MG: Like with any relationship it’s all about time, right? Often the rule is you need 90 days to really know somebody. In my case it’s often five to ten years (laughing). In this case though, the four of us actors didn’t leave each other’s side. It was honestly an attraction that was so natural that we would finish filming or rehearsing and just be like, “Okay, I’ll see you downstairs in five minutes”. That’s what built this rapport, was the fact that we never left each other’s side. We would even go and cross over into Palm Springs together as a family and just get In-N-Out Burger and lay by the pool for two days. We just absorbed each other to the point where it felt effortless. So then when you come to a day where we have to do an emotional scene, we can really support each other because we know each other so well.
MB: Location is such a crucial element of the series, which benefited you as actors since you shot everything on real locations. How did that impact your process of getting into these characters?
MG: Oh, it was unbelievable. There were moments where I myself was thinking “I don’t know if I’m going to make it through this”. You can see it. It’s like there’s no acting required. We get into these locations and it’s just this real world that the characters are feeling. You walk into a hostel in Mexico City and it’s really there, and you find yourself in the room and you can just be the character. It’s a production nightmare, but they did that because they weren’t going to let that expense prevent us from having such a visual feast for the audience as well.
MB: I’d love to speak a little bit about some of your earlier work. You’ve been in some modern classics like Mulholland Drive and The Limey, but there are also some really excellent under the radar gems in your canon, like Triangle and A Lonely Place to Die. Is there a project from your career that stands out to you as one that maybe got overlooked a little bit that you wish more people would check out?

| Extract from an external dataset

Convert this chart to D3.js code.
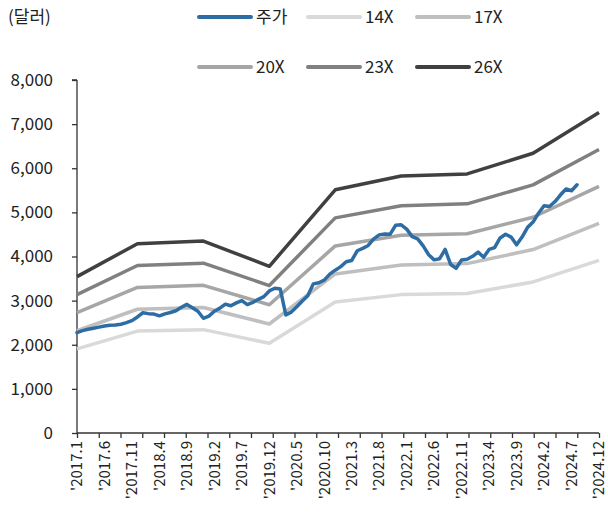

MG: I think you’ve mentioned the two, honestly. I mean, in Triangle I played five versions of the same woman. That was Liam Hemsworth’s first film! That showed up on some of the lists of critics’ top films, which I loved to see. I don’t mind being part of films like that because when you make a movie you really don’t know the outcome but you’re just doing them to hopefully make a good one. I was in this Australian series called The Slap and they did an American remake of it where they couldn’t find the right actress to play Rosie, my character, so they ended up casting me again and I was one of the first actresses to play the same part twice. I don’t think people really put that link together. I also really loved doing In Treatment, getting to do this concept of two actors in one room doing 45 minutes of talking without ever leaving the sofa. I got that part because I went above and beyond. I did the entire show as a monologue. I worked with Sean Penn last year doing The First, and I’ve just worked with my idol Catherine Deneuve. A career is always strange, there’s always ebbs and flows.